Ma vie a cela d'étrange qu'elle s'avance en un sens opposé à celui de tous les destins sociaux pré-programmés. Je vis à l'envers de la majorité de mes congénères, ayant ôté le toit de ma demeure et ne m'arrêtant de déconstruire - ou de reconstruire autre chose - qu'une fois les fondations même annulées, rendues au mystère sauvage du surgissement d'un monde.
J'étais quelque chose, ou du moins le croyais-je, mais ce quelque chose n'était pas moi et, prenant conscience de cela, je me suis détourné de ce quelque chose, et vu alors se tenir devant moi, sous mes pieds intangibles, l'amoncellement de qualificatifs prêts à porter pour une âme, comme une plage de galets bariolés.
Au départ, j'ai voulu les ramasser tous, tous ceux que je trouvais à mon goût, conservant les plus attirants dans quelques poches de mon esprit.

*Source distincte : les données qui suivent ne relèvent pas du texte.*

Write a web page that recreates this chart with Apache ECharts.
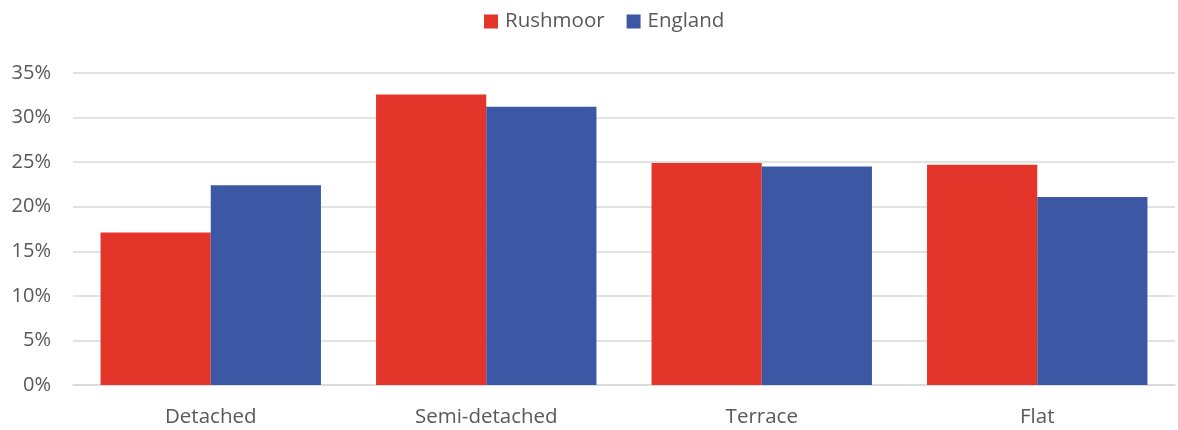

Mais il s'entrechoquaient maladroitement lorsque je désirais marcher et courir, et me contraignaient à garder sur mon âme un vêtement propre à les contenir. J'ai donc dû jeter là les galets, je les ai rendu à d'autres collectionneurs invétérés qui font de la vie une rangée d'objets chatoyants posés sur une étagère oubliée - or cette étagère est la carcasse de leur âme.
Je suis donc parti me baigner nu dans les eaux du Lethé, et j'ai senti sur mon corps éthéré la langue humide du fleuve qui me léchait l'existence. Je voyais autour de moi les ondes que ma présence provoquait, mais jamais je ne pouvais saisir le moindre reflet. Lorsque je me penchais sur l'eau miroitante et sombre, je ne voyais se refléter que les choses elles-mêmes: c'était un autre fleuve qui se mirait dans l'eau, et tout ce qu'il y avait à voir était cette masse ondoyante, le liquide informe et primordial de mon existence.
Depuis, je me souviens la vie des pierres et la longue et furieuse agonie des astres ardents. Lorsque je regarde un arbre, c'est l'esprit même de cet arbre que j'aspire et incarne, que je détache de lui-même afin qu'il s'apparaisse alors: et c'est le même arbre qui se contemple lui-même par ma distance.
Arbres et feuilles, cailloux sur le chemin - ramassés ou non -, bruissement du vent dans l'air, champignons enfouis sous la terre et qui s'élèvent en silence, perçant le sol pour s'abreuver aux cieux, battements rapides du coeur de l'écureuil, mouvements vifs et musicaux du moineau méfiant, fumée qui s'élève en ondulations floconneuses des cheminées d'hiver, roulement ouaté et sourd où voyage la suie, crépitement du bois qui se libère de sa forme présente par la combustion: tout, j'ai tout été en un instant.
Parfois, nous nous croisons vous et moi, et j'étire alors votre âme dans la distance que je suis, à travers moi, vous observez les reflets de vous-même, et ce que vous aimez, c'est ce qu'il y a de beau en vous, et ce qui vous rebute, ce sont les abîmes insondables que vous fixez dangereusement.